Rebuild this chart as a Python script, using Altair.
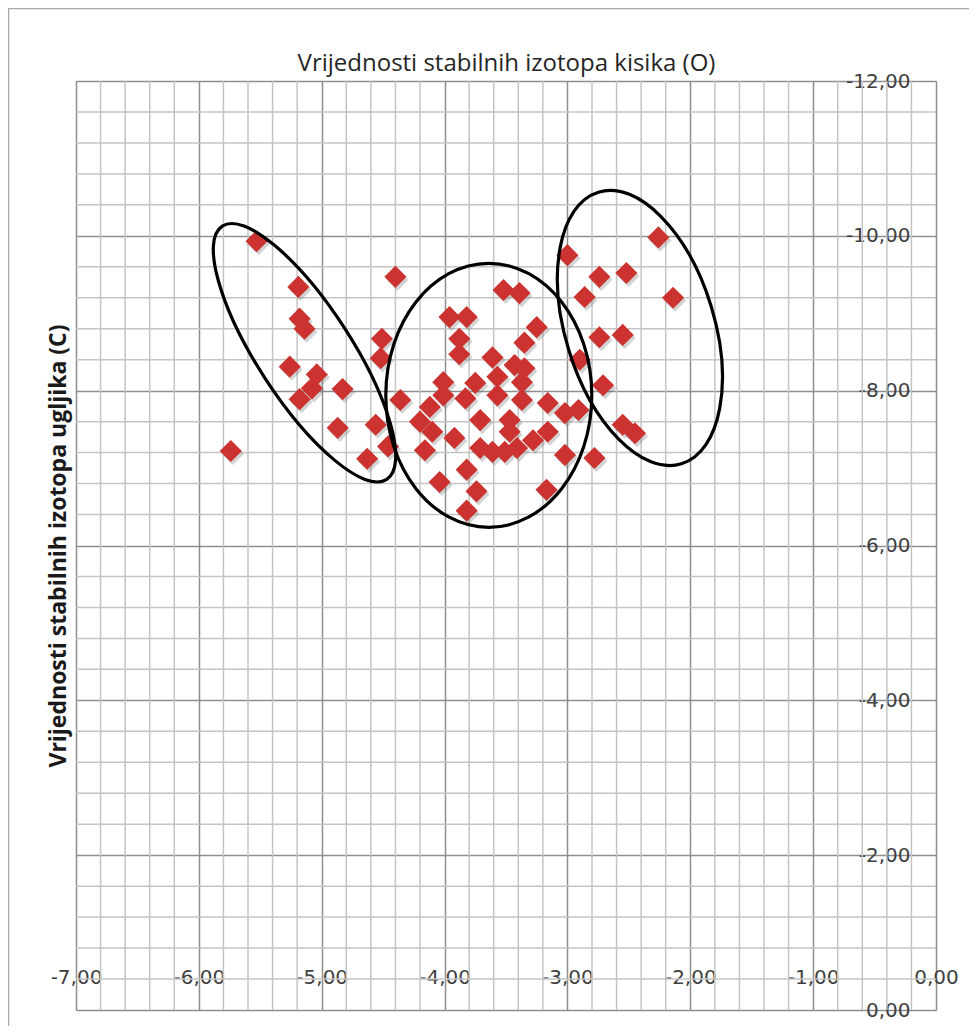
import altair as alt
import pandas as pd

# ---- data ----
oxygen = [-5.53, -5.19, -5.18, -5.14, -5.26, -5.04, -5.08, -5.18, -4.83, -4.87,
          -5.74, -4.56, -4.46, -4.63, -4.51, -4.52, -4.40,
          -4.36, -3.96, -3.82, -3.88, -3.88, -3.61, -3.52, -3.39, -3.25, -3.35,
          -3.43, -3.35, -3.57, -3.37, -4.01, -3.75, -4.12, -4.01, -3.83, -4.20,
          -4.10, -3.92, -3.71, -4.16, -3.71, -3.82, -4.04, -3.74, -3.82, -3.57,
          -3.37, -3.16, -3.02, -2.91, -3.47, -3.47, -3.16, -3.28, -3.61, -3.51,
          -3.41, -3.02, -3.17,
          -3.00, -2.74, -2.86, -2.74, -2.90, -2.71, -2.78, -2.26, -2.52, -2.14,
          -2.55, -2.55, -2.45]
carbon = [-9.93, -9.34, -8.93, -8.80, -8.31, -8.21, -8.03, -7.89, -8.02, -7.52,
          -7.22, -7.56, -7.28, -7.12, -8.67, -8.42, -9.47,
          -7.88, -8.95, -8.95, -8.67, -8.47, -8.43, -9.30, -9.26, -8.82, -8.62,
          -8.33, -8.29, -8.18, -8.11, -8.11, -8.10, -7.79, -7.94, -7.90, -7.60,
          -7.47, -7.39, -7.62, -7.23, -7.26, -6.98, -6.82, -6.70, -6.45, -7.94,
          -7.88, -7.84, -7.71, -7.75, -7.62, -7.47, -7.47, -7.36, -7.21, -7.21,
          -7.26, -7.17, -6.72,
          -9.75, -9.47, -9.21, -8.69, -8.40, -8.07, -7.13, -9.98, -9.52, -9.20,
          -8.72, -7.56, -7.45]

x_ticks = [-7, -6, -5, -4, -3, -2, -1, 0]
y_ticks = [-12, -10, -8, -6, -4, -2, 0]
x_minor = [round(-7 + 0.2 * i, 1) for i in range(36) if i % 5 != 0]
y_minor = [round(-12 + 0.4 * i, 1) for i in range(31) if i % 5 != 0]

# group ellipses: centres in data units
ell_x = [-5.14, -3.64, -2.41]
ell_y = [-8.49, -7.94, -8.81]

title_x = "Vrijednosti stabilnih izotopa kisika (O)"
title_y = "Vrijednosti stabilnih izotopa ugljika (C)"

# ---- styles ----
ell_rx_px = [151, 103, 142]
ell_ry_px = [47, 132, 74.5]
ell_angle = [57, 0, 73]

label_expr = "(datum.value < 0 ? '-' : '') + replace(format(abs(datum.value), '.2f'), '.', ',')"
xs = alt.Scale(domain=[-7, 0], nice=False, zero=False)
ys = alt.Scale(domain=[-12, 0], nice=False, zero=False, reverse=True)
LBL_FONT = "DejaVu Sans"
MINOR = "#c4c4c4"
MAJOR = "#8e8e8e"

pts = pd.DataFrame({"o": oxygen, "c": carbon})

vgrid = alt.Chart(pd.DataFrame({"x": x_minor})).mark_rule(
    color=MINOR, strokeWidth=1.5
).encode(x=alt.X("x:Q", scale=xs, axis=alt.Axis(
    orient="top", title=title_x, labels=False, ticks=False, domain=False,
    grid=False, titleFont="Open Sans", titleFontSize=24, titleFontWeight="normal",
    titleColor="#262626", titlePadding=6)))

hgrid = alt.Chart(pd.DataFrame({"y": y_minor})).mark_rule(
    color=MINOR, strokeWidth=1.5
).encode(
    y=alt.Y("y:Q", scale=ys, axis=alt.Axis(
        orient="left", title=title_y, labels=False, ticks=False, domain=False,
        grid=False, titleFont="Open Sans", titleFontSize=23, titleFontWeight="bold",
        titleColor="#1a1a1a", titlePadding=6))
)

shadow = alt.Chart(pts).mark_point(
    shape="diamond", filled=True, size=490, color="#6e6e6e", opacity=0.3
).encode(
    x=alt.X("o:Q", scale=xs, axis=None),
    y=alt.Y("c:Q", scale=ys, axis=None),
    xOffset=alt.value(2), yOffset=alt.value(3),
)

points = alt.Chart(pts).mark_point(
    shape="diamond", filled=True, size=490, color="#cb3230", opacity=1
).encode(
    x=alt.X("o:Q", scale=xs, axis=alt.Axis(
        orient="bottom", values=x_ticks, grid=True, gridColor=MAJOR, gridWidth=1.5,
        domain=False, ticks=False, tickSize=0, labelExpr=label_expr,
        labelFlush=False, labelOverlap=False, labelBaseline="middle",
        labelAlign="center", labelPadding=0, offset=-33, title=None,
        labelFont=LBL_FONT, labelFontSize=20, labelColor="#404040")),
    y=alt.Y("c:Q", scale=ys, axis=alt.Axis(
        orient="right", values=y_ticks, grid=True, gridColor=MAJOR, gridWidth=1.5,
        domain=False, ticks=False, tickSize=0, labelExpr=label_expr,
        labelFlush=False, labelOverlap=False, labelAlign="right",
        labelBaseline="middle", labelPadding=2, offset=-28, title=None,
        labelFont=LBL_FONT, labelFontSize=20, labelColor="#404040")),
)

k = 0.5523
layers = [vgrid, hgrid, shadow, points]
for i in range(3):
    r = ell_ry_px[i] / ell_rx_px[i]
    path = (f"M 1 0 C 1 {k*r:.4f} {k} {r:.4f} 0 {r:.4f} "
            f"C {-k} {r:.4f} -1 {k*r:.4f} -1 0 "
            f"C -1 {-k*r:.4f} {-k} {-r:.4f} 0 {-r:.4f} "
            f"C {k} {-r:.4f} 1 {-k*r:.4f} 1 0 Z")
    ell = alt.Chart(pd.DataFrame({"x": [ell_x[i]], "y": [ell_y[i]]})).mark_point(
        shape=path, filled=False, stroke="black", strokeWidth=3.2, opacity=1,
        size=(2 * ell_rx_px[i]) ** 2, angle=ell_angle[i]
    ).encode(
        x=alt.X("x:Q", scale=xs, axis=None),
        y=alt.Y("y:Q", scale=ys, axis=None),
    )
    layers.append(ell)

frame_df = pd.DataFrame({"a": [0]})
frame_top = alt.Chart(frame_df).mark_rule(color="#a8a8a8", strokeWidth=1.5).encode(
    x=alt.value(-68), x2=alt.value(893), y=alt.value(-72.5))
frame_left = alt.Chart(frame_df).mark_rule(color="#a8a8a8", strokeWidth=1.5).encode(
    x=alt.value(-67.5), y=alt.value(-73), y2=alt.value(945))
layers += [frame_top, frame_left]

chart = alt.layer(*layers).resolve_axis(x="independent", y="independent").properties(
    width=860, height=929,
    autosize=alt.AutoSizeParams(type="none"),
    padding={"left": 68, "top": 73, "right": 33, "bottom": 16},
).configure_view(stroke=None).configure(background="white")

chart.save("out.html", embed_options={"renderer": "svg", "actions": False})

☆ ☆ ☆ ☆ ☆ ☆ ☆

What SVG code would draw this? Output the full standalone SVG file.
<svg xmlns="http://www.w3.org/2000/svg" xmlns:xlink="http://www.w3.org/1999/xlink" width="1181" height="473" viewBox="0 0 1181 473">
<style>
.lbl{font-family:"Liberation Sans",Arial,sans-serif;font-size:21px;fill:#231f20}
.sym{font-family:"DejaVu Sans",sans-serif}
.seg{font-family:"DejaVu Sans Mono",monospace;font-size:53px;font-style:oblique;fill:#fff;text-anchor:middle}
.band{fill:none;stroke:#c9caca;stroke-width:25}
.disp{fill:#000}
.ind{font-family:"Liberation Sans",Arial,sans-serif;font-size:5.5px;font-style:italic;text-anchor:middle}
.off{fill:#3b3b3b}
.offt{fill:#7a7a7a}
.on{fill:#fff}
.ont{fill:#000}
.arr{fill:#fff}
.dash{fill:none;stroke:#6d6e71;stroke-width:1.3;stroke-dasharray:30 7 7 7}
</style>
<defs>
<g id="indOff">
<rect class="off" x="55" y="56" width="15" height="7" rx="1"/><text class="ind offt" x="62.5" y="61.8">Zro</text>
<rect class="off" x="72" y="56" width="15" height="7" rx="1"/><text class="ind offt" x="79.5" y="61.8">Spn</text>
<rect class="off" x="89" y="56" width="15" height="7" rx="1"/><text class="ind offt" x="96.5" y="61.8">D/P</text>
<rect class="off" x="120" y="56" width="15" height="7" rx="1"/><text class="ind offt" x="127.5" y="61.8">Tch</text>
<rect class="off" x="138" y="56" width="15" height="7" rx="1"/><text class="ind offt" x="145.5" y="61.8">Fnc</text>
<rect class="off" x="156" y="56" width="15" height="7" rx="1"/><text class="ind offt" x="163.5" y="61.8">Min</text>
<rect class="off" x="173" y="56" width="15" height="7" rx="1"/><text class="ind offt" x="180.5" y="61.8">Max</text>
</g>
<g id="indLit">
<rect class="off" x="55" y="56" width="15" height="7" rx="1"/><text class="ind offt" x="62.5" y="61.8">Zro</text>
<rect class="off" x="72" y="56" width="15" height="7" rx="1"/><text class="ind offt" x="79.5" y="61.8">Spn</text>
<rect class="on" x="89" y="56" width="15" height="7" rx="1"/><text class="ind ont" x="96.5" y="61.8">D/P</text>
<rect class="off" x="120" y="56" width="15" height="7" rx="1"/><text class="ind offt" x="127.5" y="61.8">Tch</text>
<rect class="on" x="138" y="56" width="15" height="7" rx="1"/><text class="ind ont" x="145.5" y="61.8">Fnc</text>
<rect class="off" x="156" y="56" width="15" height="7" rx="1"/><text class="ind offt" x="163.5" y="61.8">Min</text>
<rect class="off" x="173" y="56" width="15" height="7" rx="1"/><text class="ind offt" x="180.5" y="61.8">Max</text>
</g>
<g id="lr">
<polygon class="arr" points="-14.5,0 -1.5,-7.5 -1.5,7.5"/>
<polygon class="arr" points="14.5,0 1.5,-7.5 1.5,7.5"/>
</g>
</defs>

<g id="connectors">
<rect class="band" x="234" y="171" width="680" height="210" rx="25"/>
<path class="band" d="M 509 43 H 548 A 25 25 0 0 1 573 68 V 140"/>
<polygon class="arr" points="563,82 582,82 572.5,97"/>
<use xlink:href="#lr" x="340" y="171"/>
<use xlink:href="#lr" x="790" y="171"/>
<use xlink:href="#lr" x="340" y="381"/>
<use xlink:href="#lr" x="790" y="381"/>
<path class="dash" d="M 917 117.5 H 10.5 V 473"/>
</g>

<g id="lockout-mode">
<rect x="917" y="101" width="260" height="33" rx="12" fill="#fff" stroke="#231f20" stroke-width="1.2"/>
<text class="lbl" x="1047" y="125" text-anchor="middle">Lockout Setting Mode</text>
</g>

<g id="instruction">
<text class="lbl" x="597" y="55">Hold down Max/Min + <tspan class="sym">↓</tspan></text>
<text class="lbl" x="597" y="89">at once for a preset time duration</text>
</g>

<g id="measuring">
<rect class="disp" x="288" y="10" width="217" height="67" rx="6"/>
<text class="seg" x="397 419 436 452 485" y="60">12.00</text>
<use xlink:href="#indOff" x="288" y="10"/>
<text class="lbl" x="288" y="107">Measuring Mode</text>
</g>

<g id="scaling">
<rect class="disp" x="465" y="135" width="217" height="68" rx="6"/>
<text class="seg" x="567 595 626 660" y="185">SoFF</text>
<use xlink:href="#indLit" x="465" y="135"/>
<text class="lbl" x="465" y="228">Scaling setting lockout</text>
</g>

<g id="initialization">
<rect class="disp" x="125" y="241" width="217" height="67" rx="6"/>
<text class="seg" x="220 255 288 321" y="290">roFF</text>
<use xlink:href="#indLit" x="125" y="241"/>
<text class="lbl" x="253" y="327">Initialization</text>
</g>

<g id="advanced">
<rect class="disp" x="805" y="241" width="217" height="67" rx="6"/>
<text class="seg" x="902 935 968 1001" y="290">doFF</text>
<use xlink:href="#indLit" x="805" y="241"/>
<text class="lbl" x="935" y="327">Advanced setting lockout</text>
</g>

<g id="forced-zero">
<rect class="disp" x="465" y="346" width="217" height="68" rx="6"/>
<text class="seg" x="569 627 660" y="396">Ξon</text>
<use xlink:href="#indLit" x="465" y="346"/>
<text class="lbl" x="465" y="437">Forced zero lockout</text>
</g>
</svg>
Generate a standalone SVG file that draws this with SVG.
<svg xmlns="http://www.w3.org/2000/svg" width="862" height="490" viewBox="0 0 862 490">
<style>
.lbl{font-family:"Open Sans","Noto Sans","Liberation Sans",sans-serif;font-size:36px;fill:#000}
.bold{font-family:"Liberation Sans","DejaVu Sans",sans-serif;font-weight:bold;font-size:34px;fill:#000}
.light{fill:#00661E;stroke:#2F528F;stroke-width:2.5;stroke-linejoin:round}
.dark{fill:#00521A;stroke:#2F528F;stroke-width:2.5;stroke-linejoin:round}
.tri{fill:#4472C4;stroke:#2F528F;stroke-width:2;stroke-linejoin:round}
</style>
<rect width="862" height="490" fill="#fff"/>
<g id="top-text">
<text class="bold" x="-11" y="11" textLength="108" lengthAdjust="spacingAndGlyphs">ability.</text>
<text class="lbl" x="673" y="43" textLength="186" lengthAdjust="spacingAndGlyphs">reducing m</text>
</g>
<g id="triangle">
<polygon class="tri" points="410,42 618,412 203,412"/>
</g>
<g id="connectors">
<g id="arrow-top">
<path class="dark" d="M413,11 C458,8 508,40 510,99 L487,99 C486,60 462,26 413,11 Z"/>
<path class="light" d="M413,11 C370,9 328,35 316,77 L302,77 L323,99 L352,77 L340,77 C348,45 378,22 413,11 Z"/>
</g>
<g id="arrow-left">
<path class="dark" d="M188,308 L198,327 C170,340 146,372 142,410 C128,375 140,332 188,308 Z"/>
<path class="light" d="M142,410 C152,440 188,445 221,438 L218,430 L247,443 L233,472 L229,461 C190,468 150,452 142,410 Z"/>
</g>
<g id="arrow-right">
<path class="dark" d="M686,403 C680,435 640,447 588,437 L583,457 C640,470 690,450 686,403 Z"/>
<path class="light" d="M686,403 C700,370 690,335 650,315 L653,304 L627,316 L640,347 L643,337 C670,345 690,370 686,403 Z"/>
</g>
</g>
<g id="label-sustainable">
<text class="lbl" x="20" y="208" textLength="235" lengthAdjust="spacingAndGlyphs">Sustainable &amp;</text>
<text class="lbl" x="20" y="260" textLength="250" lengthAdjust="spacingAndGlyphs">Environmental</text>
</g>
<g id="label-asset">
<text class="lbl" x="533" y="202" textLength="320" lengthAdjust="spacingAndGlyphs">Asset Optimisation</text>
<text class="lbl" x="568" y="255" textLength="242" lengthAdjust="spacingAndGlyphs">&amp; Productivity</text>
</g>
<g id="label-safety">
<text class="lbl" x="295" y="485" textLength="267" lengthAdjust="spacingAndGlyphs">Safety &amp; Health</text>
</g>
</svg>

☆ ☆ ☆ ☆ ☆ ☆ ☆

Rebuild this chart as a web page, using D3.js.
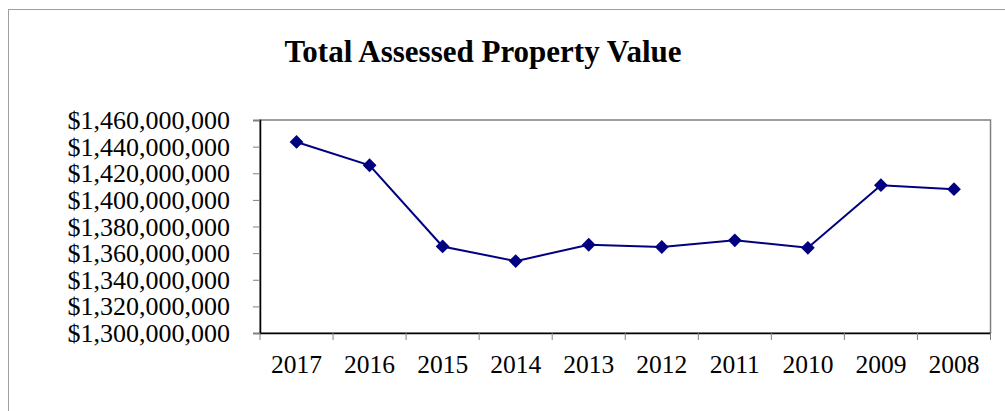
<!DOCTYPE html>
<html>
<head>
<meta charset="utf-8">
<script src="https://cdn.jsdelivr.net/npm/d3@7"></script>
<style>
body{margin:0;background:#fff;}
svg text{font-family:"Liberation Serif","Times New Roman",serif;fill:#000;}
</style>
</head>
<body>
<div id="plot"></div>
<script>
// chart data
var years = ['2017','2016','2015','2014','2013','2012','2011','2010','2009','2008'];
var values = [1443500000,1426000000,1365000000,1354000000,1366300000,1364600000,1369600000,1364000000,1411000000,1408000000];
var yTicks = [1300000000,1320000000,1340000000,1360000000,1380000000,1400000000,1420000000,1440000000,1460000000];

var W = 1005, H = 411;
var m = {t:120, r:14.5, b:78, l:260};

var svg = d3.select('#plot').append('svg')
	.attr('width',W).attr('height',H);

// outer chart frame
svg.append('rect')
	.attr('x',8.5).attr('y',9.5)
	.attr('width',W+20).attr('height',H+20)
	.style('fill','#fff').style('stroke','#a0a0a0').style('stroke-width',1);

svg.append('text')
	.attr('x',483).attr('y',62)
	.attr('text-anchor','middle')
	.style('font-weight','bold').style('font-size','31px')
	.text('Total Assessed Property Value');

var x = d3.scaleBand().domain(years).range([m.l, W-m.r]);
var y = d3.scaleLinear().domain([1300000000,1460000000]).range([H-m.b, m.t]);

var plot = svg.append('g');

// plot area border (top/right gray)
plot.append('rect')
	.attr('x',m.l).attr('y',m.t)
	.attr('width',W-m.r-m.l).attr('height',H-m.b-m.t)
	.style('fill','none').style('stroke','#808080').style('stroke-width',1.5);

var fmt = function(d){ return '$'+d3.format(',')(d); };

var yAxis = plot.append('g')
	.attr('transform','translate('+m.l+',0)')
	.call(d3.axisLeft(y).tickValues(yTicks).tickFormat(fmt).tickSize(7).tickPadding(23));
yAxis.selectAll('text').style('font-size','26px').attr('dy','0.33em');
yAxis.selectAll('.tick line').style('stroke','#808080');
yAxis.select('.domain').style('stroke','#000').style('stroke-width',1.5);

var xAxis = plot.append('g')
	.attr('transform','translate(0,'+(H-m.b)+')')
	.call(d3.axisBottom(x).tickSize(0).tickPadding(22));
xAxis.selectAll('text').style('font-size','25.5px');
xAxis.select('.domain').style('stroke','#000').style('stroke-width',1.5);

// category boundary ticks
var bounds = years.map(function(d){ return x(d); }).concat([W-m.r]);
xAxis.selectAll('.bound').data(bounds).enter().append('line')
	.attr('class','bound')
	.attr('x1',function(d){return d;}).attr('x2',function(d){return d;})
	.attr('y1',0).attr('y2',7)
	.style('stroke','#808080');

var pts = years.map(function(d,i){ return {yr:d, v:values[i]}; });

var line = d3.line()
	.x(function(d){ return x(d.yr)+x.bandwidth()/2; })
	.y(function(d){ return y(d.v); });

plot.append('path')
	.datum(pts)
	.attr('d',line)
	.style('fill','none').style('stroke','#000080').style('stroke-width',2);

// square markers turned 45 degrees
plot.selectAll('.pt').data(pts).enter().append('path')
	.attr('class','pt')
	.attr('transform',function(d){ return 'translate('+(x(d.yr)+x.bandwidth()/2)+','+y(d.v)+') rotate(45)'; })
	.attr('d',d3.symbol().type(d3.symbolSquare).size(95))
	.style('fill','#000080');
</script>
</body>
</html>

☆ ☆ ☆ ☆ ☆ ☆ ☆

**Task directions**
The lines to print start at the line containing "Rebuild this chart as a Python" and end at the line containing "import pandas as pd"; print them exactly, both ends included, and leave out every picture.

**Solution to this exercise**
Rebuild this chart as a Python script, using Altair.
import altair as alt
import pandas as pd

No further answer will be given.